What this task involves: Search the material for the string "that" and copy each line where it occurs.
━━━━━━━━━━━━━━━━
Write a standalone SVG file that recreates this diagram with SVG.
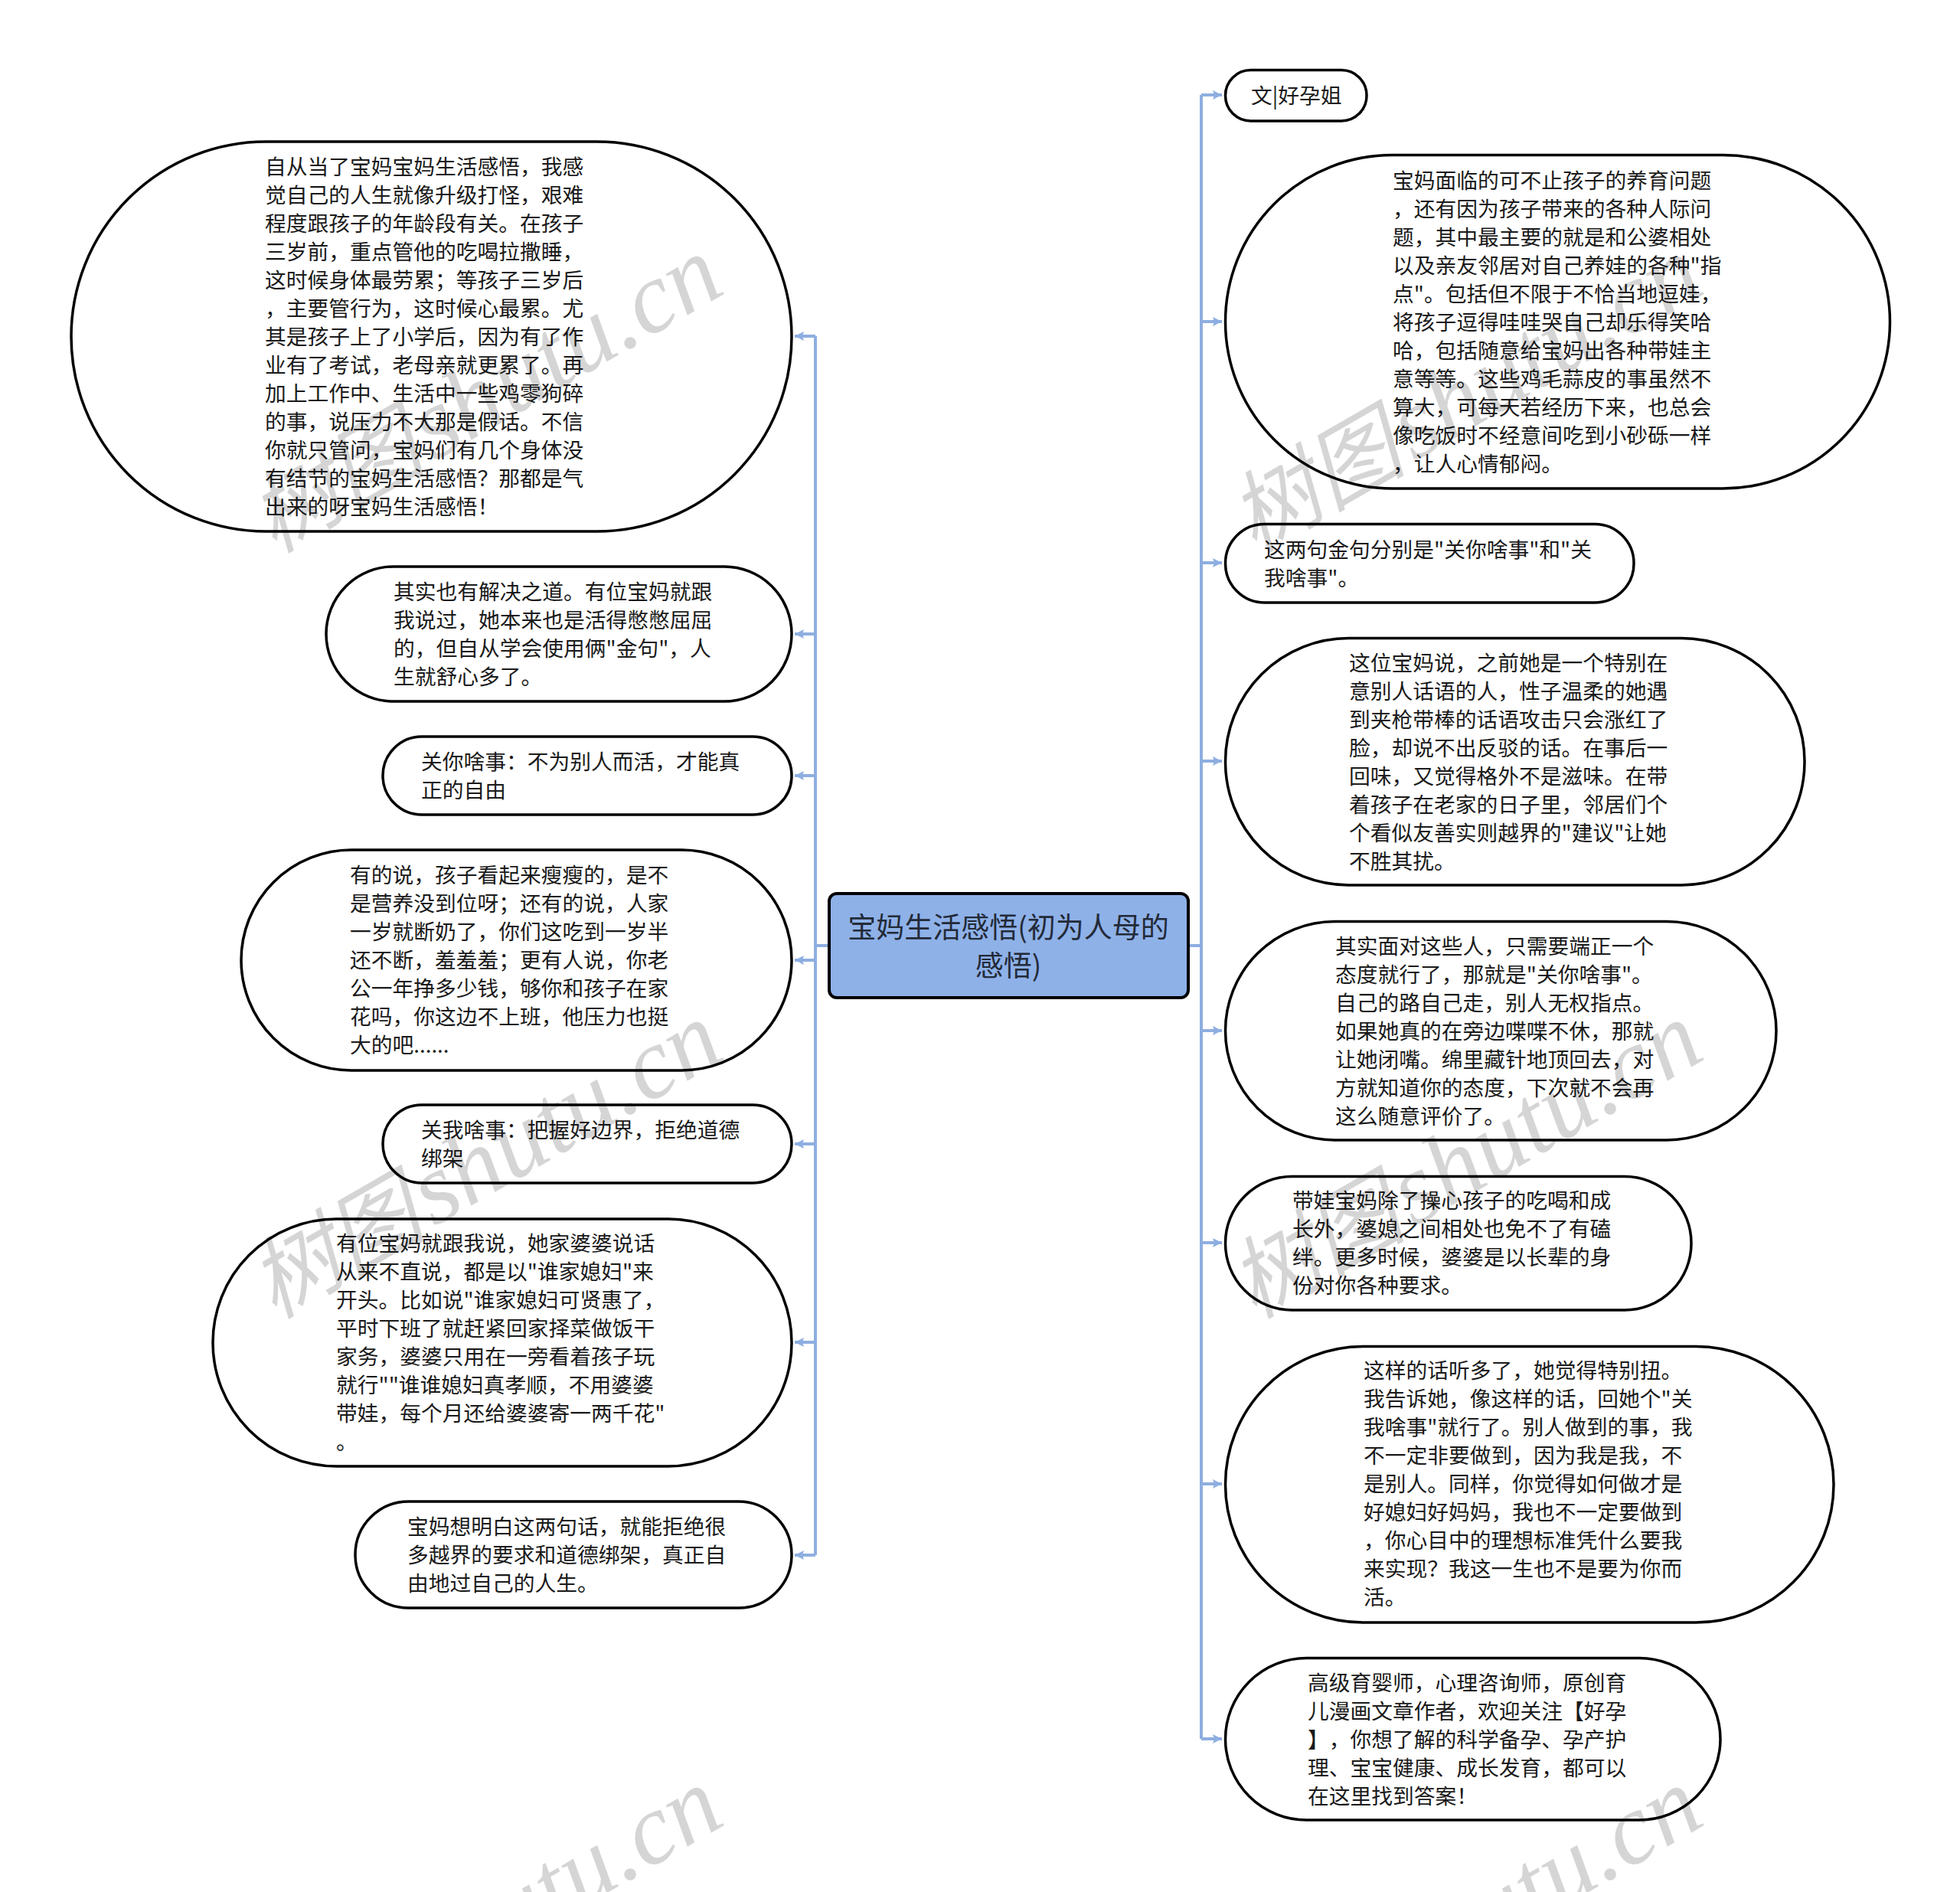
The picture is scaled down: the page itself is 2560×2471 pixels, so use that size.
<svg xmlns="http://www.w3.org/2000/svg" width="2560" height="2471" viewBox="0 0 2560 2471">
<style>
text{font-family:"Noto Sans CJK SC","Liberation Sans",sans-serif;text-spacing-trim:space-all;}
.n rect{fill:#fff;stroke:#000;stroke-width:3.5;}
.n text{font-size:27.75px;fill:#1a1a1a;transform:translateY(-1px);}
#root rect{fill:#8eb1e8;stroke:#000;stroke-width:4;}
#root text{font-size:37px;fill:#232a38;text-anchor:middle;}
#connectors path{fill:none;stroke:#8eaee0;stroke-width:4;}
#connectors path.a{marker-end:url(#ah);}
.wm text{font-family:"Liberation Serif","Noto Sans CJK SC",serif;font-style:italic;font-size:132px;fill:#000;fill-opacity:.165;text-anchor:end;}
.wm .c{font-size:116px;word-spacing:-20px;}
</style>
<defs><marker id="ah" markerUnits="userSpaceOnUse" markerWidth="14" markerHeight="14" refX="12" refY="7" orient="auto"><path d="M0 1L12 7L0 13L2 7Z" fill="#8eaee0"/></marker></defs>
<rect width="2560" height="2471" fill="#fff"/>
<g id="connectors">
<path d="M1082 1235H1065"/><path d="M1065 439V2031"/>
<path class="a" d="M1065 439H1038"/><path class="a" d="M1065 828H1038"/><path class="a" d="M1065 1013H1038"/><path class="a" d="M1065 1254H1038"/><path class="a" d="M1065 1494H1038"/><path class="a" d="M1065 1753H1038"/><path class="a" d="M1065 2031H1038"/>
<path d="M1552 1235H1569"/><path d="M1569 124V2271"/>
<path class="a" d="M1569 124H1596"/><path class="a" d="M1569 420H1596"/><path class="a" d="M1569 735H1596"/><path class="a" d="M1569 994H1596"/><path class="a" d="M1569 1346H1596"/><path class="a" d="M1569 1623H1596"/><path class="a" d="M1569 1938H1596"/><path class="a" d="M1569 2271H1596"/>
</g>
<g id="root"><rect x="1083" y="1167" width="469" height="136" rx="10"/><text x="1317" y="1224.5">宝妈生活感悟(初为人母的</text><text x="1317" y="1274.5">感悟)</text></g>
<g id="l1" class="n"><rect x="93" y="185" width="941" height="509" rx="254.5"/><text y="228.5"><tspan x="346">自从当了宝妈宝妈生活感悟，我感</tspan><tspan x="346" dy="37">觉自己的人生就像升级打怪，艰难</tspan><tspan x="346" dy="37">程度跟孩子的年龄段有关。在孩子</tspan><tspan x="346" dy="37">三岁前，重点管他的吃喝拉撒睡，</tspan><tspan x="346" dy="37">这时候身体最劳累；等孩子三岁后</tspan><tspan x="346" dy="37">，主要管行为，这时候心最累。尤</tspan><tspan x="346" dy="37">其是孩子上了小学后，因为有了作</tspan><tspan x="346" dy="37">业有了考试，老母亲就更累了。再</tspan><tspan x="346" dy="37">加上工作中、生活中一些鸡零狗碎</tspan><tspan x="346" dy="37">的事，说压力不大那是假话。不信</tspan><tspan x="346" dy="37">你就只管问，宝妈们有几个身体没</tspan><tspan x="346" dy="37">有结节的宝妈生活感悟？那都是气</tspan><tspan x="346" dy="37">出来的呀宝妈生活感悟！</tspan></text></g>
<g id="l2" class="n"><rect x="426" y="740" width="608" height="176" rx="88"/><text y="783.5"><tspan x="514">其实也有解决之道。有位宝妈就跟</tspan><tspan x="514" dy="37">我说过，她本来也是活得憋憋屈屈</tspan><tspan x="514" dy="37">的，但自从学会使用俩"金句"，人</tspan><tspan x="514" dy="37">生就舒心多了。</tspan></text></g>
<g id="l3" class="n"><rect x="500" y="962" width="534" height="102" rx="51"/><text y="1005.5"><tspan x="550">关你啥事：不为别人而活，才能真</tspan><tspan x="550" dy="37">正的自由</tspan></text></g>
<g id="l4" class="n"><rect x="315" y="1110" width="719" height="288" rx="144"/><text y="1153.5"><tspan x="457">有的说，孩子看起来瘦瘦的，是不</tspan><tspan x="457" dy="37">是营养没到位呀；还有的说，人家</tspan><tspan x="457" dy="37">一岁就断奶了，你们这吃到一岁半</tspan><tspan x="457" dy="37">还不断，羞羞羞；更有人说，你老</tspan><tspan x="457" dy="37">公一年挣多少钱，够你和孩子在家</tspan><tspan x="457" dy="37">花吗，你这边不上班，他压力也挺</tspan><tspan x="457" dy="37">大的吧......</tspan></text></g>
<g id="l5" class="n"><rect x="500" y="1443" width="534" height="102" rx="51"/><text y="1486.5"><tspan x="550">关我啥事：把握好边界，拒绝道德</tspan><tspan x="550" dy="37">绑架</tspan></text></g>
<g id="l6" class="n"><rect x="278" y="1592" width="756" height="323" rx="161.5"/><text y="1635"><tspan x="439">有位宝妈就跟我说，她家婆婆说话</tspan><tspan x="439" dy="37">从来不直说，都是以"谁家媳妇"来</tspan><tspan x="439" dy="37">开头。比如说"谁家媳妇可贤惠了，</tspan><tspan x="439" dy="37">平时下班了就赶紧回家择菜做饭干</tspan><tspan x="439" dy="37">家务，婆婆只用在一旁看着孩子玩</tspan><tspan x="439" dy="37">就行""谁谁媳妇真孝顺，不用婆婆</tspan><tspan x="439" dy="37">带娃，每个月还给婆婆寄一两千花"</tspan><tspan x="439" dy="37">。</tspan></text></g>
<g id="l7" class="n"><rect x="464" y="1961" width="570" height="139" rx="69.5"/><text y="2004.5"><tspan x="532">宝妈想明白这两句话，就能拒绝很</tspan><tspan x="532" dy="37">多越界的要求和道德绑架，真正自</tspan><tspan x="532" dy="37">由地过自己的人生。</tspan></text></g>
<g id="r1" class="n"><rect x="1600.5" y="91.5" width="184.5" height="66.5" rx="33"/><text x="1634" y="135.5">文|好孕姐</text></g>
<g id="r2" class="n"><rect x="1600.5" y="202.5" width="868" height="435.5" rx="218"/><text y="246.5"><tspan x="1819">宝妈面临的可不止孩子的养育问题</tspan><tspan x="1819" dy="37">，还有因为孩子带来的各种人际问</tspan><tspan x="1819" dy="37">题，其中最主要的就是和公婆相处</tspan><tspan x="1819" dy="37">以及亲友邻居对自己养娃的各种"指</tspan><tspan x="1819" dy="37">点"。包括但不限于不恰当地逗娃，</tspan><tspan x="1819" dy="37">将孩子逗得哇哇哭自己却乐得笑哈</tspan><tspan x="1819" dy="37">哈，包括随意给宝妈出各种带娃主</tspan><tspan x="1819" dy="37">意等等。这些鸡毛蒜皮的事虽然不</tspan><tspan x="1819" dy="37">算大，可每天若经历下来，也总会</tspan><tspan x="1819" dy="37">像吃饭时不经意间吃到小砂砾一样</tspan><tspan x="1819" dy="37">，让人心情郁闷。</tspan></text></g>
<g id="r3" class="n"><rect x="1600.5" y="684.5" width="533.5" height="102.5" rx="51"/><text y="728.5"><tspan x="1651">这两句金句分别是"关你啥事"和"关</tspan><tspan x="1651" dy="37">我啥事"。</tspan></text></g>
<g id="r4" class="n"><rect x="1600.5" y="833.5" width="756.5" height="322.5" rx="161"/><text y="876.5"><tspan x="1762">这位宝妈说，之前她是一个特别在</tspan><tspan x="1762" dy="37">意别人话语的人，性子温柔的她遇</tspan><tspan x="1762" dy="37">到夹枪带棒的话语攻击只会涨红了</tspan><tspan x="1762" dy="37">脸，却说不出反驳的话。在事后一</tspan><tspan x="1762" dy="37">回味，又觉得格外不是滋味。在带</tspan><tspan x="1762" dy="37">着孩子在老家的日子里，邻居们个</tspan><tspan x="1762" dy="37">个看似友善实则越界的"建议"让她</tspan><tspan x="1762" dy="37">不胜其扰。</tspan></text></g>
<g id="r5" class="n"><rect x="1600.5" y="1203.5" width="719.5" height="285.5" rx="143"/><text y="1247"><tspan x="1744">其实面对这些人，只需要端正一个</tspan><tspan x="1744" dy="37">态度就行了，那就是"关你啥事"。</tspan><tspan x="1744" dy="37">自己的路自己走，别人无权指点。</tspan><tspan x="1744" dy="37">如果她真的在旁边喋喋不休，那就</tspan><tspan x="1744" dy="37">让她闭嘴。绵里藏针地顶回去，对</tspan><tspan x="1744" dy="37">方就知道你的态度，下次就不会再</tspan><tspan x="1744" dy="37">这么随意评价了。</tspan></text></g>
<g id="r6" class="n"><rect x="1600.5" y="1536.5" width="608.5" height="174.5" rx="87"/><text y="1578.5"><tspan x="1688">带娃宝妈除了操心孩子的吃喝和成</tspan><tspan x="1688" dy="37">长外，婆媳之间相处也免不了有磕</tspan><tspan x="1688" dy="37">绊。更多时候，婆婆是以长辈的身</tspan><tspan x="1688" dy="37">份对你各种要求。</tspan></text></g>
<g id="r7" class="n"><rect x="1600.5" y="1758.5" width="794.5" height="360.5" rx="180"/><text y="1800.5"><tspan x="1781">这样的话听多了，她觉得特别扭。</tspan><tspan x="1781" dy="37">我告诉她，像这样的话，回她个"关</tspan><tspan x="1781" dy="37">我啥事"就行了。别人做到的事，我</tspan><tspan x="1781" dy="37">不一定非要做到，因为我是我，不</tspan><tspan x="1781" dy="37">是别人。同样，你觉得如何做才是</tspan><tspan x="1781" dy="37">好媳妇好妈妈，我也不一定要做到</tspan><tspan x="1781" dy="37">，你心目中的理想标准凭什么要我</tspan><tspan x="1781" dy="37">来实现？我这一生也不是要为你而</tspan><tspan x="1781" dy="37">活。</tspan></text></g>
<g id="r8" class="n"><rect x="1600.5" y="2165.5" width="646.5" height="211.5" rx="106"/><text y="2208.5"><tspan x="1708">高级育婴师，心理咨询师，原创育</tspan><tspan x="1708" dy="37">儿漫画文章作者，欢迎关注【好孕</tspan><tspan x="1708" dy="37">】，你想了解的科学备孕、孕产护</tspan><tspan x="1708" dy="37">理、宝宝健康、成长发育，都可以</tspan><tspan x="1708" dy="37">在这里找到答案！</tspan></text></g>
<g class="wm">
<text transform="translate(951 381) rotate(-30)"><tspan class="c">树图 </tspan>shutu.cn</text>
<text transform="translate(951 1381) rotate(-30)"><tspan class="c">树图 </tspan>shutu.cn</text>
<text transform="translate(951 2381) rotate(-30)"><tspan class="c">树图 </tspan>shutu.cn</text>
<text transform="translate(2231 381) rotate(-30)"><tspan class="c">树图 </tspan>shutu.cn</text>
<text transform="translate(2231 1381) rotate(-30)"><tspan class="c">树图 </tspan>shutu.cn</text>
<text transform="translate(2231 2381) rotate(-30)"><tspan class="c">树图 </tspan>shutu.cn</text>
</g>
</svg>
━━━━━━━━━━━━━━━━
Exercise solution:
Write a standalone SVG file that recreates this diagram with SVG.
The picture is scaled down: the page itself is 2560×2471 pixels, so use that size.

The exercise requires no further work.